/---

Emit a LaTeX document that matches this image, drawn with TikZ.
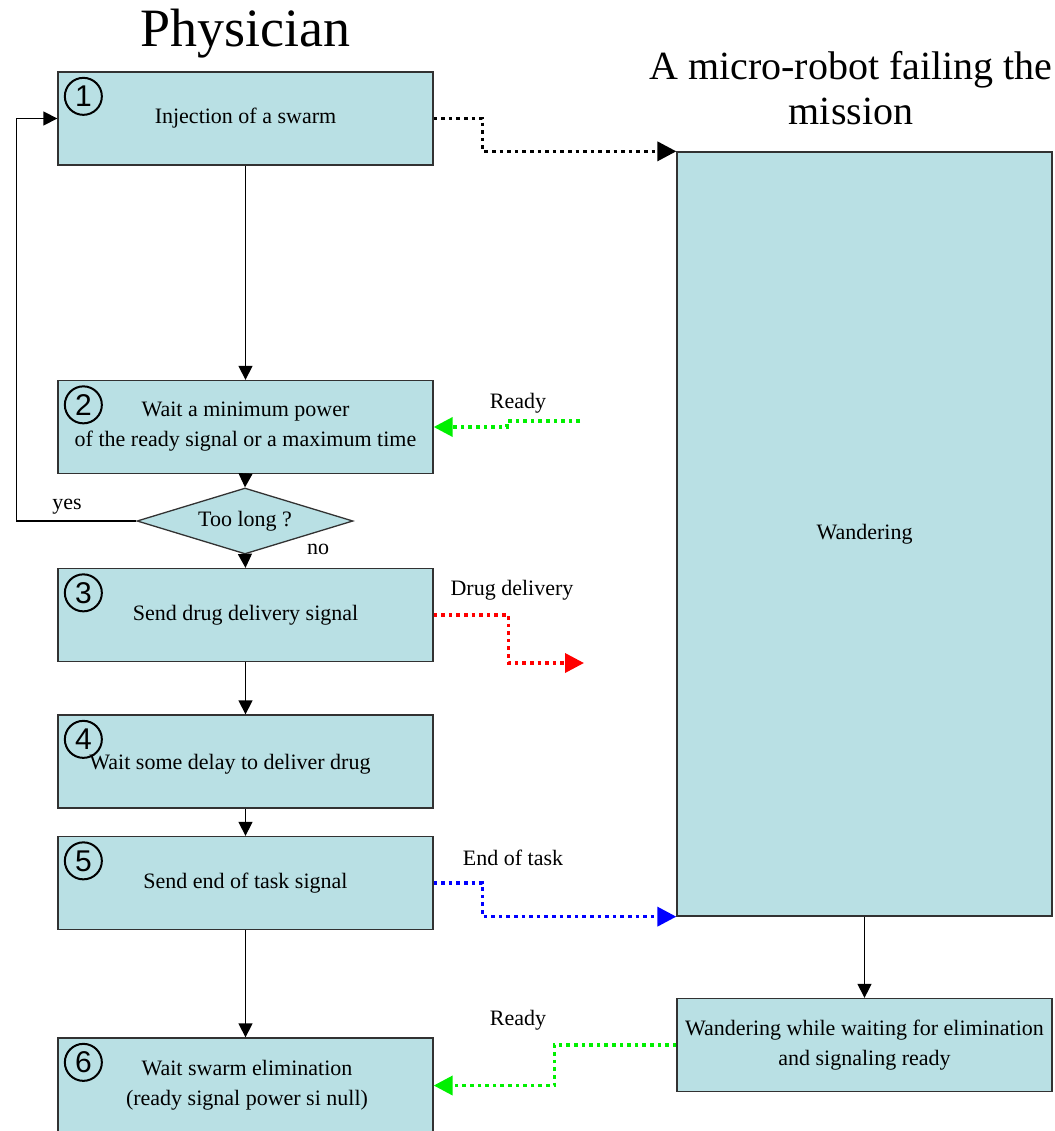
\documentclass[tikz,border=0pt]{standalone}
\usepackage{fontspec}
\setmainfont{Liberation Serif}
\newfontfamily\numfamily{Liberation Sans}
\usetikzlibrary{arrows.meta,shapes.geometric}
\definecolor{boxfill}{RGB}{185,224,228}
\definecolor{boxline}{RGB}{50,50,50}
\definecolor{sgreen}{RGB}{0,240,0}
\newcommand\bodyfont{\fontsize{22}{30}\selectfont}
\begin{document}
\begin{tikzpicture}[x=1pt,y=-1pt,
  box/.style={draw=boxline, line width=1.3pt, fill=boxfill, rectangle,
    minimum width=375pt, minimum height=93pt, inner sep=0pt, align=center, font=\bodyfont},
  num/.style={circle, draw=black, line width=2pt, minimum size=37pt, inner sep=0pt,
    font=\numfamily\fontsize{30}{30}\selectfont},
  txt/.style={font=\bodyfont, align=center, inner sep=0pt},
  flow/.style={line width=1.3pt, -{Triangle[length=14pt,width=14pt]}},
  sig/.style={line width=3.6pt, dash pattern=on 3.6pt off 4pt, -{Triangle[length=19pt,width=19pt]}}
]
\useasboundingbox (0,0) rectangle (1054,1131);
\clip (0,0) rectangle (1054,1131);

% titles
\node[font=\fontsize{54}{60}\selectfont, anchor=base, inner sep=0pt] (tphys) at (245,47) {Physician};
\node[font=\fontsize{40}{45}\selectfont, align=center, inner sep=0pt] (trobot) at (851,88)
  {A micro-robot failing the\\mission};

% physician steps
\node[box] (b1) at (245.5,118.5) {Injection of a swarm};
\node[box] (b2) at (245.5,427) {Wait a minimum power\\of the ready signal or a maximum time};
\node[diamond, aspect=3.27, draw=boxline, line width=1.3pt, fill=boxfill, inner sep=0pt,
  minimum width=216pt, minimum height=66pt, font=\bodyfont] (dia) at (245,521) {Too long ?};
\node[box] (b3) at (245.5,615) {Send drug delivery signal};
\node[box] (b4) at (245.5,761.5) {};
\node[txt] (t4) at (230,764) {Wait some delay to deliver drug};
\node[box] (b5) at (245.5,883) {Send end of task signal};
\node[box, minimum height=95pt] (b6) at (245.5,1085.5) {};
\node[txt] (t6) at (247,1085) {Wait swarm elimination\\(ready signal power si null)};

% step numbers
\node[num] (c1) at ([shift={(26,25)}]b1.north west) {1};
\node[num] (c2) at ([shift={(26,25)}]b2.north west) {2};
\node[num] (c3) at ([shift={(26,25)}]b3.north west) {3};
\node[num] (c4) at ([shift={(26,25)}]b4.north west) {4};
\node[num] (c5) at ([shift={(26,25)}]b5.north west) {5};
\node[num] (c6) at ([shift={(26,25)}]b6.north west) {6};

% micro-robot states
\node[box, minimum height=764pt] (wander) at (864.5,534) {Wandering};
\node[box] (b7) at (864.5,1045) {Wandering while waiting for elimination\\and signaling ready};

% control flow
\draw[flow] (b1.south) -- (b2.north);
\draw[flow] (b2.south) -- (dia.north);
\draw[flow] (dia.south) -- (b3.north);
\draw[flow] (b3.south) -- (b4.north);
\draw[flow] (b4.south) -- (b5.north);
\draw[flow] (b5.south) -- (b6.north);
\draw[flow] (dia.west) -- ++(-120,0) |- (b1.west);
\draw[flow] (wander.south) -- (b7.north);
\node[txt] (lyes) at (67,507) {yes};
\node[txt] (lno) at (318,549) {no};

% signals
\coordinate (rin) at (580,421);
\coordinate (rout) at (584,663);
\draw[sig] (b1.east) -- ++(49,0) |- (wander.north west);
\draw[sig, color=sgreen] (rin) -- ++(-73,0) |- (b2.east);
\draw[sig, color=red] (b3.east) -- ++(75,0) |- (rout);
\draw[sig, color=blue] (b5.east) -- ++(49,0) |- (wander.south west);
\draw[sig, color=sgreen] (b7.west) -- ++(-122,0) |- (b6.east);
\node[txt] (lr1) at (518,403) {Ready};
\node[txt] (ldd) at (512,590) {Drug delivery};
\node[txt] (let) at (513,858) {End of task};
\node[txt] (lr2) at (518,1020) {Ready};
\end{tikzpicture}
\end{document}
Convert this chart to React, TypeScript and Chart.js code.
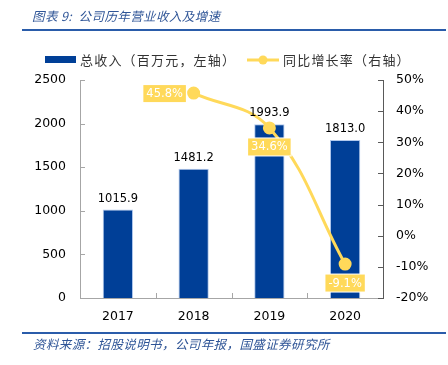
import React, { useEffect, useRef } from "react";
import { Chart, registerables } from "chart.js";

Chart.register(...registerables);

const categories = ["2017", "2018", "2019", "2020"];
const revenue = [1015.9, 1481.2, 1993.9, 1813.0];
const growth: (number | null)[] = [null, 45.8, 34.6, -9.1];
const leftTicks = [0, 500, 1000, 1500, 2000, 2500];
const rightTicks = [-20, -10, 0, 10, 20, 30, 40, 50];

const TITLE = "图表 9:  公司历年营业收入及增速";
const SOURCE = "资料来源：招股说明书，公司年报，国盛证券研究所";
const LEGEND_BAR = "总收入（百万元，左轴）";
const LEGEND_LINE = "同比增长率（右轴）";

const BLUE = "#003f97";
const YELLOW = "#ffd95a";
const NUM_FONT = "'DejaVu Sans', Verdana, sans-serif";
const CJK_FONT = "'Noto Sans CJK SC', sans-serif";

const decorPlugin = {
  id: "decor",
  beforeDraw(chart: any) {
    const ctx = chart.ctx;
    ctx.save();
    ctx.fillStyle = "#ffffff";
    ctx.fillRect(0, 0, chart.width, chart.height);
    ctx.restore();
  },
  afterDraw(chart: any) {
    const ctx = chart.ctx;
    const area = chart.chartArea;
    ctx.save();
    // title
    ctx.fillStyle = "#2f5597";
    ctx.font = "italic 12.5px " + CJK_FONT;
    ctx.textBaseline = "middle";
    ctx.textAlign = "left";
    (ctx as any).letterSpacing = "0.4px";
    ctx.fillText(TITLE, 32, 16);
    // rules
    ctx.strokeStyle = "#2a5caa";
    ctx.lineWidth = 2;
    ctx.beginPath();
    ctx.moveTo(22, 30);
    ctx.lineTo(446, 30);
    ctx.moveTo(22, 333);
    ctx.lineTo(446, 333);
    ctx.stroke();
    // source
    ctx.font = "italic 12.5px " + CJK_FONT;
    ctx.fillStyle = "#2f5597";
    (ctx as any).letterSpacing = "0.4px";
    ctx.fillText(SOURCE, 33, 344);
    // legend
    ctx.fillStyle = BLUE;
    ctx.fillRect(45, 56, 31, 7);
    ctx.fillStyle = "#333";
    ctx.font = "13px " + CJK_FONT;
    (ctx as any).letterSpacing = "1.2px";
    ctx.fillText(LEGEND_BAR, 80, 60);
    ctx.strokeStyle = YELLOW;
    ctx.lineWidth = 3;
    ctx.beginPath();
    ctx.moveTo(247, 60);
    ctx.lineTo(279, 60);
    ctx.stroke();
    ctx.fillStyle = YELLOW;
    ctx.beginPath();
    ctx.arc(263, 60, 4.5, 0, Math.PI * 2);
    ctx.fill();
    ctx.fillStyle = "#333";
    ctx.fillText(LEGEND_LINE, 283, 60);
    (ctx as any).letterSpacing = "0px";

    // inward tick marks
    const yL = chart.scales.y;
    const yR = chart.scales.y1;
    const x = chart.scales.x;
    ctx.lineWidth = 1;
    ctx.strokeStyle = "#a6a6a6";
    ctx.beginPath();
    yL.ticks.forEach((t: any) => {
      const py = Math.round(yL.getPixelForValue(t.value)) + 0.5;
      ctx.moveTo(area.left, py);
      ctx.lineTo(area.left + 5, py);
    });
    for (let i = 0; i < categories.length - 1; i++) {
      const px = Math.round((x.getPixelForValue(i) + x.getPixelForValue(i + 1)) / 2) + 0.5;
      ctx.moveTo(px, area.bottom);
      ctx.lineTo(px, area.bottom - 5);
    }
    ctx.stroke();
    ctx.strokeStyle = "#595959";
    ctx.beginPath();
    yR.ticks.forEach((t: any) => {
      const py = Math.round(yR.getPixelForValue(t.value)) + 0.5;
      ctx.moveTo(area.right, py);
      ctx.lineTo(area.right - 5, py);
    });
    ctx.stroke();
    ctx.restore();
  },
  afterDatasetsDraw(chart: any) {
    const ctx = chart.ctx;
    ctx.save();
    // bar labels
    const barMeta = chart.getDatasetMeta(0);
    ctx.font = "11.5px " + NUM_FONT;
    ctx.fillStyle = "#000";
    ctx.textAlign = "center";
    ctx.textBaseline = "bottom";
    barMeta.data.forEach((el: any, i: number) => {
      ctx.fillText(revenue[i].toFixed(1), el.x, el.y - 5);
    });
    // line labels
    const lineMeta = chart.getDatasetMeta(1);
    ctx.font = "11.5px " + NUM_FONT;
    ctx.textBaseline = "middle";
    lineMeta.data.forEach((el: any, i: number) => {
      const v = growth[i];
      if (v === null || v === undefined) return;
      const text = v.toFixed(1) + "%";
      const w = ctx.measureText(text).width + 6;
      const h = 17;
      let cx = el.x;
      let cy = el.y + 19;
      if (i === 1) {
        cx = el.x - 29;
        cy = el.y + 0.5;
      }
      ctx.fillStyle = YELLOW;
      ctx.strokeStyle = "#ffffff";
      ctx.lineWidth = 2;
      ctx.strokeRect(cx - w / 2, cy - h / 2, w, h);
      ctx.fillRect(cx - w / 2, cy - h / 2, w, h);
      ctx.fillStyle = "#ffffff";
      ctx.textAlign = "center";
      ctx.fillText(text, cx, cy + 0.5);
    });
    ctx.restore();
  },
};

export default function App() {
  const ref = useRef<HTMLCanvasElement>(null);
  useEffect(() => {
    if (!ref.current) return;
    const chart = new Chart(ref.current, {
      type: "bar",
      data: {
        labels: categories,
        datasets: [
          {
            type: "bar",
            label: LEGEND_BAR,
            data: revenue,
            backgroundColor: BLUE,
            borderColor: "rgba(170,195,235,0.9)",
            borderWidth: 1,
            barPercentage: 0.4,
            categoryPercentage: 1,
            yAxisID: "y",
            order: 2,
          },
          {
            type: "line",
            label: LEGEND_LINE,
            data: growth,
            borderColor: YELLOW,
            backgroundColor: YELLOW,
            borderWidth: 3,
            pointRadius: 5,
            pointBackgroundColor: YELLOW,
            pointBorderColor: YELLOW,
            tension: 0.4,
            yAxisID: "y1",
            order: 1,
          } as any,
        ],
      },
      options: {
        responsive: false,
        animation: false,
        devicePixelRatio: 1,
        layout: { padding: { top: 80, left: 0, right: 0, bottom: 0 } },
        plugins: { legend: { display: false }, tooltip: { enabled: false } },
        scales: {
          x: {
            offset: true,
            grid: { display: false, drawTicks: false },
            border: { display: true, color: "#a6a6a6", width: 1 },
            ticks: { color: "#000", font: { family: NUM_FONT, size: 12.5 }, padding: 11 },
            afterFit: (s: any) => {
              s.height = 67;
            },
          },
          y: {
            position: "left",
            min: 0,
            max: 2500,
            afterBuildTicks: (s: any) => {
              s.ticks = leftTicks.map((v) => ({ value: v }));
            },
            grid: { display: false, drawTicks: false },
            border: { display: true, color: "#a6a6a6", width: 1 },
            ticks: {
              color: "#000",
              font: { family: NUM_FONT, size: 12.5 },
              padding: 14,
              callback: (v: any) => String(v),
            },
            afterFit: (s: any) => {
              s.width = 80;
            },
          },
          y1: {
            position: "right",
            min: -20,
            max: 50,
            afterBuildTicks: (s: any) => {
              s.ticks = rightTicks.map((v) => ({ value: v }));
            },
            grid: { display: false, drawTicks: false },
            border: { display: true, color: "#595959", width: 1 },
            ticks: {
              color: "#000",
              font: { family: NUM_FONT, size: 12.5 },
              padding: 13,
              callback: (v: any) => v + "%",
            },
            afterFit: (s: any) => {
              s.width = 65;
            },
          },
        },
      },
      plugins: [decorPlugin],
    });
    return () => chart.destroy();
  }, []);
  return (
    <canvas
      ref={ref}
      width={448}
      height={365}
      style={{ position: "absolute", left: 0, top: 0, width: 448, height: 365 }}
    />
  );
}
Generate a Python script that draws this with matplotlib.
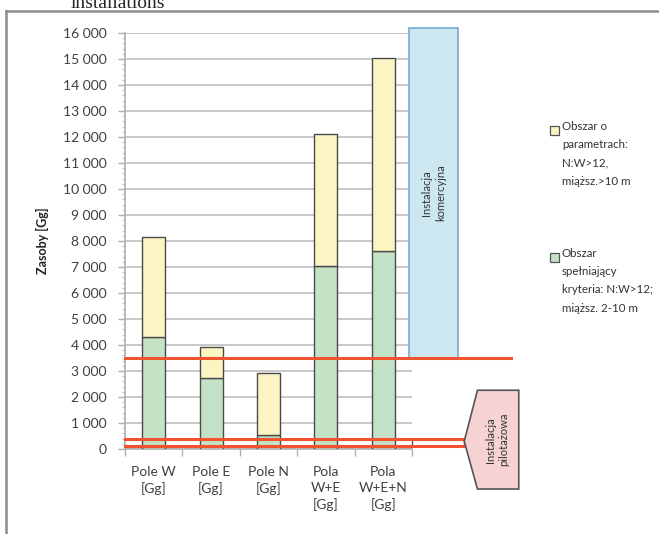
import matplotlib
matplotlib.use('Agg')
import matplotlib.pyplot as plt
from matplotlib.patches import Rectangle, Polygon
from matplotlib.ticker import FuncFormatter, MultipleLocator
import numpy as np

plt.rcParams['font.family'] = ['Lato', 'DejaVu Sans']

# resources per field [Gg]
categories = ['Pole W\n[Gg]', 'Pole E\n[Gg]', 'Pole N\n[Gg]', 'Pola\nW+E\n[Gg]', 'Pola\nW+E+N\n[Gg]']
green_vals = [4300, 2750, 520, 7050, 7620]      # N:W>12, 2-10 m
yellow_vals = [3850, 1170, 2400, 5050, 7430]    # N:W>12, >10 m

# installation thresholds [Gg]
commercial_min = 3500
commercial_max = 16200
pilot_min = 130
pilot_max = 400

W, H = 659, 534
fig = plt.figure(figsize=(W / 100, H / 100), dpi=100)

def fx(px):
    return px / W

def fy(py):
    return 1 - py / H

ax = fig.add_axes([fx(125), fy(449), fx(412) - fx(125), fy(33) - fy(449)])

x = np.arange(len(categories))
green_c = '#c3e2c6'
yellow_c = '#fcf4c3'
edge_c = '#4a4a4a'
ax.bar(x, green_vals, width=0.4, color=green_c, edgecolor=edge_c, linewidth=1, zorder=3)
ax.bar(x, yellow_vals, bottom=green_vals, width=0.4, color=yellow_c, edgecolor=edge_c, linewidth=1, zorder=3)

ax.set_xlim(-0.5, len(categories) - 0.5)
ax.set_ylim(0, 16000)
ax.yaxis.set_major_locator(MultipleLocator(1000))
ax.yaxis.set_minor_locator(MultipleLocator(200))
ax.yaxis.set_major_formatter(FuncFormatter(lambda v, p: f'{int(v):,}'.replace(',', ' ')))
ax.grid(axis='y', color='#c8c8c8', linewidth=1.4, zorder=0)

ax.set_xticks(np.arange(-0.5, len(categories), 1.0))
ax.set_xticklabels([])
ax.set_xticks(x, minor=True)
ax.set_xticklabels(categories, minor=True, fontsize=10, color='#404040', linespacing=1.4, va='top')
ax.tick_params(axis='x', which='minor', length=0, pad=12)
ax.tick_params(axis='x', which='major', length=5, color='#b0b0b0', width=1)
ax.tick_params(axis='y', which='major', length=5, color='#b0b0b0', width=1, labelsize=10, labelcolor='#404040', pad=8)
ax.tick_params(axis='y', which='minor', length=2.5, color='#c8c8c8', width=0.8)

for s in ['top', 'right']:
    ax.spines[s].set_visible(False)
ax.spines['left'].set_color('#b0b0b0')
ax.spines['bottom'].set_color('#b0b0b0')
ax.spines['left'].set_linewidth(1.2)
ax.spines['bottom'].set_linewidth(1.2)

ax.set_ylabel('Zasoby [Gg]', fontsize=9, fontweight='bold', color='#222222', labelpad=10)

# commercial installation box
ax.add_patch(Rectangle((4.44, commercial_min), 0.87, commercial_max - commercial_min,
                       facecolor='#cde7f1', edgecolor='#7fb0d6', linewidth=1.3,
                       clip_on=False, zorder=4))
ax.text(4.875, (commercial_min + commercial_max) / 2, 'Instalacja\nkomercyjna', rotation=90,
        ha='center', va='center', fontsize=8, color='#333333', linespacing=1.3, zorder=5)

# threshold lines
red = '#f2532f'
ax.plot([-0.5, 6.23], [commercial_min, commercial_min], color=red, linewidth=2.2,
        clip_on=False, zorder=6)
ax.add_patch(Rectangle((4.5, pilot_min), 0.91, pilot_max - pilot_min,
                       facecolor='white', edgecolor='#555555', linewidth=1,
                       clip_on=False, zorder=5))
for v in [pilot_min, pilot_max]:
    ax.plot([-0.5, 5.42], [v, v], color=red, linewidth=2.2, clip_on=False, zorder=6)

# pilot installation callout
pent = [(5.41, 300), (5.64, 2260), (6.36, 2260), (6.36, -1540), (5.64, -1540)]
ax.add_patch(Polygon(pent, closed=True, facecolor='#f6d2d2', edgecolor='#555555',
                     linewidth=1.2, clip_on=False, zorder=7))
ax.text(5.98, 360, 'Instalacja\npilotażowa', rotation=90, ha='center', va='center',
        fontsize=8, color='#333333', linespacing=1.3, zorder=8, clip_on=False)

# legend
leg_items = [(yellow_c, 'Obszar o\nparametrach:\nN:W>12,\nmiąższ.>10 m', 121),
             (green_c, 'Obszar\nspełniający\nkryteria: N:W>12;\nmiąższ. 2-10 m', 248)]
for col, txt, top in leg_items:
    fig.patches.append(Rectangle((fx(550), fy(top + 14)), fx(9), fy(0) - fy(9),
                                 transform=fig.transFigure, facecolor=col,
                                 edgecolor='#555555', linewidth=0.9))
    fig.text(fx(562), fy(top), txt, fontsize=8.3, color='#333333',
             va='top', ha='left', linespacing=1.8)

# outer frame
fig.add_artist(plt.Line2D([fx(6), fx(6)], [fy(11), 0], color='#8c8c8c', linewidth=1.8))
fig.add_artist(plt.Line2D([fx(6), 1], [fy(11), fy(11)], color='#8c8c8c', linewidth=1.8))

fig.text(fx(118), fy(8), 'installations', fontsize=14, family='Liberation Serif',
         ha='center', va='baseline', color='#222222')

fig.savefig('out.png', dpi=100)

\---

» **TASK DETAILS**
Using the data above, copy exactly the lines from the one containing "Convert this chart" to the one containing "Chart.register(...registerables);", inclusive. Exclude the pictures.

» **ANSWER TO THIS PROBLEM**
Convert this chart to React, TypeScript and Chart.js code.
import React, { useEffect, useRef } from "react";
import { Chart, registerables } from "chart.js";

Chart.register(...registerables);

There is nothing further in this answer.